Leaving out the pictures, retype all the material exactly.

═══ Recorded data ═══

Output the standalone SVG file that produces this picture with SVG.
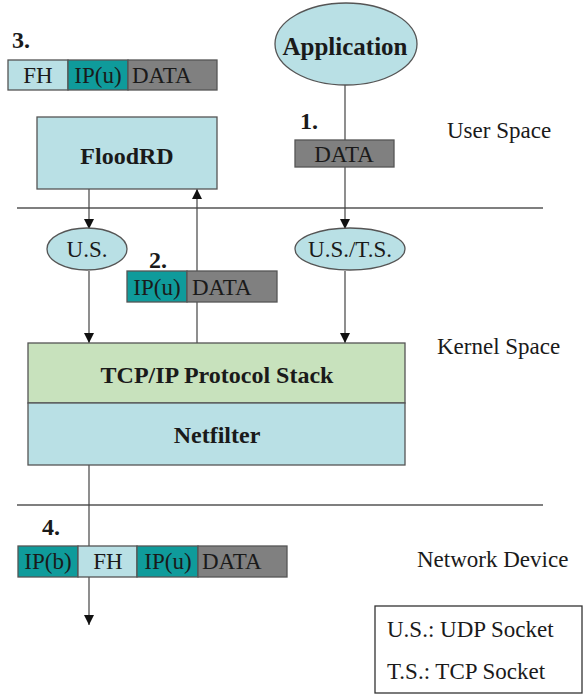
<svg xmlns="http://www.w3.org/2000/svg" width="587" height="697" viewBox="0 0 587 697" font-family="'Times New Roman','Liberation Serif','DejaVu Serif',serif">
<style>
text{font-family:"Times New Roman","Liberation Serif","DejaVu Serif",serif;fill:#1a1a1a}
.b{font-weight:bold}
.c{text-anchor:middle}
.lb{fill:#b9e0e5;stroke:#555;stroke-width:1.3}
.tl{fill:#0f9b9b;stroke:#555;stroke-width:1.3}
.gr{fill:#808080;stroke:#555;stroke-width:1.3}
.gn{fill:#c8e2bd;stroke:#555;stroke-width:1.3}
.ln{stroke:#444;stroke-width:1.2;fill:none}
.sep{stroke:#555;stroke-width:1.6}
.pk{font-size:23px}
</style>
<defs>
<marker id="ah" viewBox="0 0 10 10" refX="10" refY="5" markerWidth="10" markerHeight="10" markerUnits="userSpaceOnUse" orient="auto">
<path d="M0,0 L10,5 L0,10 z" fill="#111"/>
</marker>
</defs>

<g id="separators">
<line class="sep" x1="17" y1="208" x2="543" y2="208"/>
<line class="sep" x1="17" y1="505" x2="543" y2="505"/>
</g>

<g id="connectors">
<line class="ln" x1="345" y1="85" x2="345" y2="140"/>
<line class="ln" x1="345" y1="167" x2="345" y2="229" marker-end="url(#ah)"/>
<line class="ln" x1="89" y1="189" x2="89" y2="229" marker-end="url(#ah)"/>
<line class="ln" x1="89" y1="271" x2="89" y2="343" marker-end="url(#ah)"/>
<line class="ln" x1="345" y1="271" x2="345" y2="343" marker-end="url(#ah)"/>
<line class="ln" x1="197" y1="343" x2="197" y2="189" marker-end="url(#ah)"/>
<line class="ln" x1="89" y1="465" x2="89" y2="625" marker-end="url(#ah)"/>
</g>

<g id="application">
<ellipse class="lb" cx="346" cy="44" rx="71" ry="41"/>
<text class="b c" x="345" y="55" font-size="25">Application</text>
</g>

<g id="floodrd">
<rect class="lb" x="37" y="117" width="180" height="72"/>
<text class="b c" x="127" y="164" font-size="24">FloodRD</text>
</g>

<g id="us">
<ellipse class="lb" cx="87" cy="249" rx="40" ry="21"/>
<text class="c pk" x="87" y="257">U.S.</text>
</g>

<g id="usts">
<ellipse class="lb" cx="350" cy="249" rx="55" ry="21"/>
<text class="c pk" x="350" y="257">U.S./T.S.</text>
</g>

<g id="tcpip">
<rect class="gn" x="28" y="343" width="377" height="60"/>
<text class="b c" x="217" y="383" font-size="24">TCP/IP Protocol Stack</text>
</g>

<g id="netfilter">
<rect class="lb" x="28" y="403" width="377" height="62"/>
<text class="b c" x="217" y="443" font-size="24">Netfilter</text>
</g>

<g id="packet1">
<text class="b" x="300" y="129" font-size="24">1.</text>
<rect class="gr" x="295" y="140" width="99" height="27"/>
<text class="c pk" x="344" y="162">DATA</text>
</g>

<g id="packet2">
<text class="b" x="149" y="268" font-size="24">2.</text>
<rect class="tl" x="127" y="271" width="60" height="31"/>
<rect class="gr" x="187" y="271" width="90" height="31"/>
<text class="c pk" x="157" y="295">IP(u)</text>
<text class="pk" x="192" y="295">DATA</text>
</g>

<g id="packet3">
<text class="b" x="12" y="48" font-size="24">3.</text>
<rect class="lb" x="8" y="60" width="60" height="30"/>
<rect class="tl" x="68" y="60" width="60" height="30"/>
<rect class="gr" x="128" y="60" width="89" height="30"/>
<text class="c pk" x="38" y="83">FH</text>
<text class="c pk" x="98" y="83">IP(u)</text>
<text class="pk" x="132" y="83">DATA</text>
</g>

<g id="packet4">
<text class="b" x="42" y="535" font-size="24">4.</text>
<rect class="tl" x="18" y="546" width="60" height="31"/>
<rect class="lb" x="78" y="546" width="59" height="31"/>
<rect class="tl" x="137" y="546" width="61" height="31"/>
<rect class="gr" x="198" y="546" width="89" height="31"/>
<text class="c pk" x="48" y="569">IP(b)</text>
<text class="c pk" x="108" y="569">FH</text>
<text class="c pk" x="168" y="569">IP(u)</text>
<text class="pk" x="202" y="569">DATA</text>
</g>

<g id="regions">
<text x="447" y="138" font-size="23">User Space</text>
<text x="437" y="354" font-size="23">Kernel Space</text>
<text x="417" y="567" font-size="23">Network Device</text>
</g>

<g id="legend">
<rect x="375" y="606" width="207" height="87" fill="#fff" stroke="#333" stroke-width="1.3"/>
<text x="387" y="637" font-size="23">U.S.: UDP Socket</text>
<text x="387" y="679" font-size="23">T.S.: TCP Socket</text>
</g>
</svg>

═══

• [The reply]
Output the standalone SVG file that produces this picture with SVG.
<svg xmlns="http://www.w3.org/2000/svg" width="587" height="697" viewBox="0 0 587 697" font-family="'Times New Roman','Liberation Serif','DejaVu Serif',serif">
<style>
text{font-family:"Times New Roman","Liberation Serif","DejaVu Serif",serif;fill:#1a1a1a}
.b{font-weight:bold}
.c{text-anchor:middle}
.lb{fill:#b9e0e5;stroke:#555;stroke-width:1.3}
.tl{fill:#0f9b9b;stroke:#555;stroke-width:1.3}
.gr{fill:#808080;stroke:#555;stroke-width:1.3}
.gn{fill:#c8e2bd;stroke:#555;stroke-width:1.3}
.ln{stroke:#444;stroke-width:1.2;fill:none}
.sep{stroke:#555;stroke-width:1.6}
.pk{font-size:23px}
</style>
<defs>
<marker id="ah" viewBox="0 0 10 10" refX="10" refY="5" markerWidth="10" markerHeight="10" markerUnits="userSpaceOnUse" orient="auto">
<path d="M0,0 L10,5 L0,10 z" fill="#111"/>
</marker>
</defs>

<g id="separators">
<line class="sep" x1="17" y1="208" x2="543" y2="208"/>
<line class="sep" x1="17" y1="505" x2="543" y2="505"/>
</g>

<g id="connectors">
<line class="ln" x1="345" y1="85" x2="345" y2="140"/>
<line class="ln" x1="345" y1="167" x2="345" y2="229" marker-end="url(#ah)"/>
<line class="ln" x1="89" y1="189" x2="89" y2="229" marker-end="url(#ah)"/>
<line class="ln" x1="89" y1="271" x2="89" y2="343" marker-end="url(#ah)"/>
<line class="ln" x1="345" y1="271" x2="345" y2="343" marker-end="url(#ah)"/>
<line class="ln" x1="197" y1="343" x2="197" y2="189" marker-end="url(#ah)"/>
<line class="ln" x1="89" y1="465" x2="89" y2="625" marker-end="url(#ah)"/>
</g>

<g id="application">
<ellipse class="lb" cx="346" cy="44" rx="71" ry="41"/>
<text class="b c" x="345" y="55" font-size="25">Application</text>
</g>

<g id="floodrd">
<rect class="lb" x="37" y="117" width="180" height="72"/>
<text class="b c" x="127" y="164" font-size="24">FloodRD</text>
</g>

<g id="us">
<ellipse class="lb" cx="87" cy="249" rx="40" ry="21"/>
<text class="c pk" x="87" y="257">U.S.</text>
</g>

<g id="usts">
<ellipse class="lb" cx="350" cy="249" rx="55" ry="21"/>
<text class="c pk" x="350" y="257">U.S./T.S.</text>
</g>

<g id="tcpip">
<rect class="gn" x="28" y="343" width="377" height="60"/>
<text class="b c" x="217" y="383" font-size="24">TCP/IP Protocol Stack</text>
</g>

<g id="netfilter">
<rect class="lb" x="28" y="403" width="377" height="62"/>
<text class="b c" x="217" y="443" font-size="24">Netfilter</text>
</g>

<g id="packet1">
<text class="b" x="300" y="129" font-size="24">1.</text>
<rect class="gr" x="295" y="140" width="99" height="27"/>
<text class="c pk" x="344" y="162">DATA</text>
</g>

<g id="packet2">
<text class="b" x="149" y="268" font-size="24">2.</text>
<rect class="tl" x="127" y="271" width="60" height="31"/>
<rect class="gr" x="187" y="271" width="90" height="31"/>
<text class="c pk" x="157" y="295">IP(u)</text>
<text class="pk" x="192" y="295">DATA</text>
</g>

<g id="packet3">
<text class="b" x="12" y="48" font-size="24">3.</text>
<rect class="lb" x="8" y="60" width="60" height="30"/>
<rect class="tl" x="68" y="60" width="60" height="30"/>
<rect class="gr" x="128" y="60" width="89" height="30"/>
<text class="c pk" x="38" y="83">FH</text>
<text class="c pk" x="98" y="83">IP(u)</text>
<text class="pk" x="132" y="83">DATA</text>
</g>

<g id="packet4">
<text class="b" x="42" y="535" font-size="24">4.</text>
<rect class="tl" x="18" y="546" width="60" height="31"/>
<rect class="lb" x="78" y="546" width="59" height="31"/>
<rect class="tl" x="137" y="546" width="61" height="31"/>
<rect class="gr" x="198" y="546" width="89" height="31"/>
<text class="c pk" x="48" y="569">IP(b)</text>
<text class="c pk" x="108" y="569">FH</text>
<text class="c pk" x="168" y="569">IP(u)</text>
<text class="pk" x="202" y="569">DATA</text>
</g>

<g id="regions">
<text x="447" y="138" font-size="23">User Space</text>
<text x="437" y="354" font-size="23">Kernel Space</text>
<text x="417" y="567" font-size="23">Network Device</text>
</g>

<g id="legend">
<rect x="375" y="606" width="207" height="87" fill="#fff" stroke="#333" stroke-width="1.3"/>
<text x="387" y="637" font-size="23">U.S.: UDP Socket</text>
<text x="387" y="679" font-size="23">T.S.: TCP Socket</text>
</g>
</svg>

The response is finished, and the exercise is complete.